JAKARTA, KOMPAS - Masyarakat sipil melalui sejumlah organisasi nonpemerintah menyuarakan pentingnya aturan hukum terkait perlindungan terhadap aktivis. Menurut sejumlah laporan, tingkat kriminalisasi aktivis yang memperjuangkan kebenaran atau hak-hak tertentu masih cukup tinggi di Indonesia.
Harapan ini terungkap dalam diskusi berjudul "Urgensi Penyelesaian Kasus Kriminalisasi dan Penyerangan Terhadap Pegiat Antikorupsi" di Sekretariat Indonesia Corruption Watch (ICW), Jakarta, Rabu (10/4/2019). Berbicara dalam diskusi itu, peneliti ICW, Wana Alamsyah; Deputi Koordinator Advokasi KontraS Putri Kanesia; dan aktivis LBH Jakarta, Nelson Nikodemus Simamora.
Putri mengatakan, selama ini Indonesia belum memiliki peraturan yang konkret terkait pembelaan aktivis, utamanya pembela hak asasi manusia (HAM). Adapun masukan untuk memperbaiki Undang-Undang HAM terkait perlindungan aktivis belum bisa dipastikan, meskipun revisi sudah masuk Program Legislasi Nasional (Prolegnas) Dewan Perwakilan Rakyat (DPR).
"Sampai saat ini, belum ada progres dalam revisi UU atau peluang untuk menambahkan usulan terkait proteksi atau perlindungan terhadap pembela HAM. Saya tekankan, selama Indonesia tidak memiliki peraturan yang konkret terkait pembelaan HAM, sehingga saya pikir kasus kriminalisasi terhadap aktivis akan sulit mendapat perlindungan," ujar Puteri.
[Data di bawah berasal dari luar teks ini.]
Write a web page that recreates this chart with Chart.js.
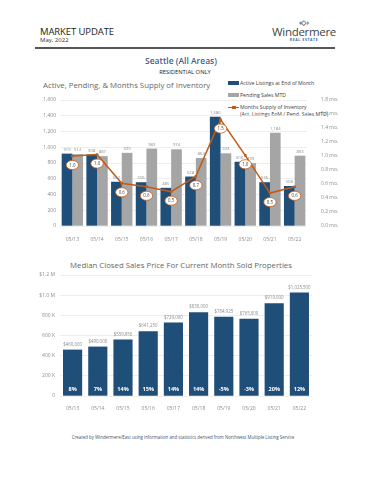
<!DOCTYPE html>
<html>
<head>
<meta charset="utf-8">
<script src="https://cdn.jsdelivr.net/npm/chart.js@4.4.1/dist/chart.umd.min.js"></script>
<style>
  body { margin: 0; width: 371px; height: 480px; background: #fff; font-family: "Open Sans", sans-serif; position: relative; overflow: hidden; }
  .abs { position: absolute; white-space: nowrap; }
  #hdr1 { left: 40px; top: 25px; font-size: 9.5px; color: #222; letter-spacing: -0.1px; }
  #hdr2 { left: 40px; top: 36px; font-size: 6px; color: #333; }
  #rule { left: 35px; top: 47px; width: 300px; height: 2px; background: #555; }
  #logo { left: 270px; top: 19px; width: 68px; text-align: center; color: #444; }
  #logo .icon { font-size: 7px; line-height: 7px; color: #555; font-weight: bold; }
  #logo .name { font-size: 11.5px; line-height: 12px; letter-spacing: -0.3px; }
  #logo .sub { font-size: 3.5px; line-height: 4px; color: #3a6da0; letter-spacing: 0.6px; font-weight: bold; }
  #city { left: 0; width: 362px; top: 55px; text-align: center; font-size: 8.5px; font-weight: 600; color: #3e5f8a; }
  #resi { left: 0; width: 370px; top: 68px; text-align: center; font-size: 5.8px; color: #222; }
  #t1 { left: 43px; top: 80px; font-size: 7.8px; color: #666; }
  #t2 { left: 0; width: 362px; top: 260px; text-align: center; font-size: 7.8px; color: #666; }
  #foot { left: 0; width: 366px; top: 434px; text-align: center; font-size: 4.4px; color: #44546a; }
  .leg { font-size: 5.2px; color: #404040; }
  .sw { position: absolute; }
  #c1 { position: absolute; left: 0; top: 90px; }
  #c2 { position: absolute; left: 0; top: 265px; }
</style>
</head>
<body>
<div class="abs" id="hdr1">MARKET UPDATE</div>
<div class="abs" id="hdr2">May, 2022</div>
<div class="abs" id="rule"></div>
<div class="abs" id="logo"><div class="icon">&lsaquo;&#9671;&rsaquo;</div><div class="name">Windermere</div><div class="sub">REAL ESTATE</div></div>
<div class="abs" id="city">Seattle (All Areas)</div>
<div class="abs" id="resi">RESIDENTIAL ONLY</div>
<div class="abs" id="t1">Active, Pending, &amp; Months Supply of Inventory</div>

<div class="sw" style="left:228px;top:81px;width:11px;height:4px;background:#1f4e79"></div>
<div class="abs leg" style="left:240px;top:79px">Active Listings at End of Month</div>
<div class="sw" style="left:228px;top:93px;width:11px;height:4px;background:#a5a5a5"></div>
<div class="abs leg" style="left:240px;top:91px">Pending Sales MTD</div>
<div class="sw" style="left:228px;top:106.5px;width:11px;height:1.5px;background:#c55a11"></div>
<div class="sw" style="left:232px;top:105.5px;width:3.5px;height:3.5px;background:#c55a11"></div>
<div class="abs leg" style="left:240px;top:103px">Months Supply of Inventory</div>
<div class="abs leg" style="left:240px;top:110px">(Act. Listings EoM / Pend. Sales MTD)</div>

<canvas id="c1" width="371" height="152"></canvas>

<div class="abs" id="t2">Median Closed Sales Price For Current Month Sold Properties</div>
<canvas id="c2" width="371" height="150"></canvas>

<div class="abs" id="foot">Created by Windermere/East using information and statistics derived from Northwest Multiple Listing Service</div>

<script>
// Data
const months = ['05/13', '05/14', '05/15', '05/16', '05/17', '05/18', '05/19', '05/20', '05/21', '05/22'];
const activeListings = [919, 908, 562, 556, 485, 628, 1386, 816, 556, 508];
const pendingSales = [912, 887, 929, 983, 974, 864, 923, 799, 1184, 893];
const monthsSupply = [1.0, 1.02, 0.61, 0.56, 0.49, 0.71, 1.52, 1.01, 0.47, 0.56];
const medianPrice = [460000, 490000, 559950, 641250, 729000, 830000, 784925, 765000, 919000, 1025500];
const priceChange = ['8%', '7%', '14%', '15%', '14%', '14%', '-5%', '-3%', '20%', '12%'];
const priceTickLabels = { 0: '0', 200000: '200 K', 400000: '400 K', 600000: '600 K', 800000: '800 K', 1000000: '$1.0 M', 1200000: '$1.2 M' };

const colors = {
    blue: '#1f4e79',
    gray: '#a5a5a5',
    orange: '#c55a11',
    grid: '#e3e3e3',
    tick: '#8c8c8c'
};
const FONT = '"Open Sans", sans-serif';

Chart.defaults.font.family = FONT;
Chart.defaults.animation = false;
Chart.defaults.responsive = false;

const fmtNum = (v) => v.toLocaleString('en-US');

// labels for the inventory chart
const inventoryLabels = {
    id: 'inventoryLabels',
    afterDatasetsDraw(chart) {
        const ctx = chart.ctx;
        ctx.save();
        ctx.textAlign = 'center';
        ctx.textBaseline = 'bottom';
        ctx.font = '4.2px ' + FONT;
        ctx.fillStyle = '#8c8c8c';
        [0, 1].forEach((di) => {
            chart.getDatasetMeta(di).data.forEach((bar, i) => {
                ctx.fillText(fmtNum(chart.data.datasets[di].data[i]), bar.x, bar.y - 2);
            });
        });
        chart.getDatasetMeta(2).data.forEach((pt, i) => {
            const x = pt.x, y = pt.y + 9;
            ctx.beginPath();
            ctx.ellipse(x, y, 6.2, 4.6, 0, 0, Math.PI * 2);
            ctx.fillStyle = '#fff';
            ctx.fill();
            ctx.lineWidth = 0.8;
            ctx.strokeStyle = colors.orange;
            ctx.stroke();
            ctx.fillStyle = '#404040';
            ctx.font = '4.4px ' + FONT;
            ctx.textBaseline = 'middle';
            ctx.fillText(monthsSupply[i].toFixed(1), x, y + 0.3);
        });
        ctx.restore();
    }
};

const initInventoryChart = () => {
    const ctx = document.getElementById('c1').getContext('2d');
    new Chart(ctx, {
        type: 'bar',
        data: {
            labels: months,
            datasets: [
                { label: 'Active Listings at End of Month', data: activeListings, backgroundColor: colors.blue, order: 2, yAxisID: 'y' },
                { label: 'Pending Sales MTD', data: pendingSales, backgroundColor: colors.gray, order: 2, yAxisID: 'y' },
                {
                    type: 'line', label: 'Months Supply of Inventory', data: monthsSupply, yAxisID: 'y1', order: 0,
                    borderColor: colors.orange, borderWidth: 1.5, pointRadius: 1.8, pointStyle: 'rect',
                    pointBackgroundColor: colors.orange, pointBorderWidth: 0, tension: 0
                }
            ]
        },
        options: {
            layout: { padding: { top: 10, left: 0, right: 0, bottom: 0 } },
            datasets: { bar: { categoryPercentage: 0.865, barPercentage: 1 } },
            plugins: { legend: { display: false }, tooltip: { enabled: false } },
            scales: {
                x: {
                    grid: { display: false },
                    border: { display: false },
                    ticks: { color: colors.tick, font: { size: 5 }, padding: 3 },
                    afterFit: (s) => { s.height = 16; }
                },
                y: {
                    min: 0, max: 1600,
                    ticks: { stepSize: 200, color: colors.tick, font: { size: 5 }, padding: 4, callback: (v) => fmtNum(v) },
                    grid: { color: colors.grid, drawTicks: false, lineWidth: 0.6 },
                    border: { display: false },
                    afterFit: (s) => { s.width = 60; }
                },
                y1: {
                    position: 'right', min: 0, max: 1.8,
                    ticks: { stepSize: 0.2, color: colors.tick, font: { size: 5 }, padding: 6, callback: (v) => v.toFixed(1) + ' mo.' },
                    grid: { display: false },
                    border: { display: false },
                    afterFit: (s) => { s.width = 64; }
                }
            }
        },
        plugins: [inventoryLabels]
    });
};

// labels for the price chart
const priceLabels = {
    id: 'priceLabels',
    afterDatasetsDraw(chart) {
        const ctx = chart.ctx;
        ctx.save();
        ctx.textAlign = 'center';
        chart.getDatasetMeta(0).data.forEach((bar, i) => {
            ctx.font = '4.4px ' + FONT;
            ctx.fillStyle = '#8c8c8c';
            ctx.textBaseline = 'bottom';
            ctx.fillText('$' + fmtNum(medianPrice[i]), bar.x, bar.y - 3);
            ctx.font = 'bold 5.6px ' + FONT;
            ctx.fillStyle = '#fff';
            ctx.textBaseline = 'middle';
            ctx.fillText(priceChange[i], bar.x, chart.chartArea.bottom - 7);
        });
        ctx.restore();
    }
};

const initPriceChart = () => {
    const ctx = document.getElementById('c2').getContext('2d');
    new Chart(ctx, {
        type: 'bar',
        data: {
            labels: months,
            datasets: [{ label: 'Median Closed Sales Price', data: medianPrice, backgroundColor: colors.blue, categoryPercentage: 0.76, barPercentage: 1 }]
        },
        options: {
            layout: { padding: { top: 10, left: 0, right: 59, bottom: 0 } },
            plugins: { legend: { display: false }, tooltip: { enabled: false } },
            scales: {
                x: {
                    grid: { display: false },
                    border: { display: false },
                    ticks: { color: colors.tick, font: { size: 5 }, padding: 2 },
                    afterFit: (s) => { s.height = 19; }
                },
                y: {
                    min: 0, max: 1200000,
                    ticks: { stepSize: 200000, color: colors.tick, font: { size: 5 }, padding: 5, callback: (v) => priceTickLabels[v] },
                    grid: { color: colors.grid, drawTicks: false, lineWidth: 0.6 },
                    border: { display: false },
                    afterFit: (s) => { s.width = 60; }
                }
            }
        },
        plugins: [priceLabels]
    });
};

initInventoryChart();
initPriceChart();
</script>
</body>
</html>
Aktivis yang rentan terhadap ancaman bukan hanya mereka yang getol menyuarakan HAM. Menurut Puteri, aktivis lingkungan juga kerap terancam. Hal itu juga terkonfirmasi dari data lembaga swadaya masyarakat asal Irlandia, Front Line Defender, yang mengatakan bahwa aktivis lingkungan menjadi aktivis paling terancam di dunia.
Antikorupsi
Laporan Indonesia Corruption Watch (ICW) yang mendata kasus kriminalisasi terhadap pegiat antikorupsi sejak 1996 hingga 2019, juga menunjukkan tingkat kerentanan kriminalisasi yang tinggi pada aktivis.
Data mereka menunjukkan, 115 korban dalam 91 kasus memiliki latar belakang yang berbeda. Ada dari mereka yang berlatar belakang sebagai komisioner Komisi Pemberantasan Korupsi (KPK), aparatur sipil negara, dosen/guru, karyawan BUMN, organisasi, pengacara, serikat pekerja, wakil menteri, sampai pengguna media sosial.
"Dari data itu, pihak yang paling banyak menjadi korban adalah aktivis, dengan jumlah 49 orang. Mereka dikriminalisasi dengan diancam, diteror dibunuh, sampai dikeroyok,” kata Wana.
Setelah aktivis, masyarakat yang berperan sebagai whistleblower atau pelapor menjadi korban terbanyak kedua, yaitu sejumlah 16 orang. Menempati urutan ketiga adalah ASN dengan jumlah 10 orang.
“Fakta ini merupakan fenomena ironis. Masyarakat yang seharusnya menjadi penerima manfaat justru menjadi korban perlawanan balik oleh pelaku korupsi,” ucapnya.
Salah satu bukti ironisnya perlindungan terhadap pegiat antikorupsi, menurut pembicara lain, Nelson, adalah kasus penyidik senior KPK, Novel Baswedan. Novel, yang diserang dengan air keras dua tahun lalu oleh orang tidak dikenal, itu, sampai saat ini belum menemukan titik terang. Menurut Wana, kunci penyelesaian kasus itu ada pada komitmen pemerintah.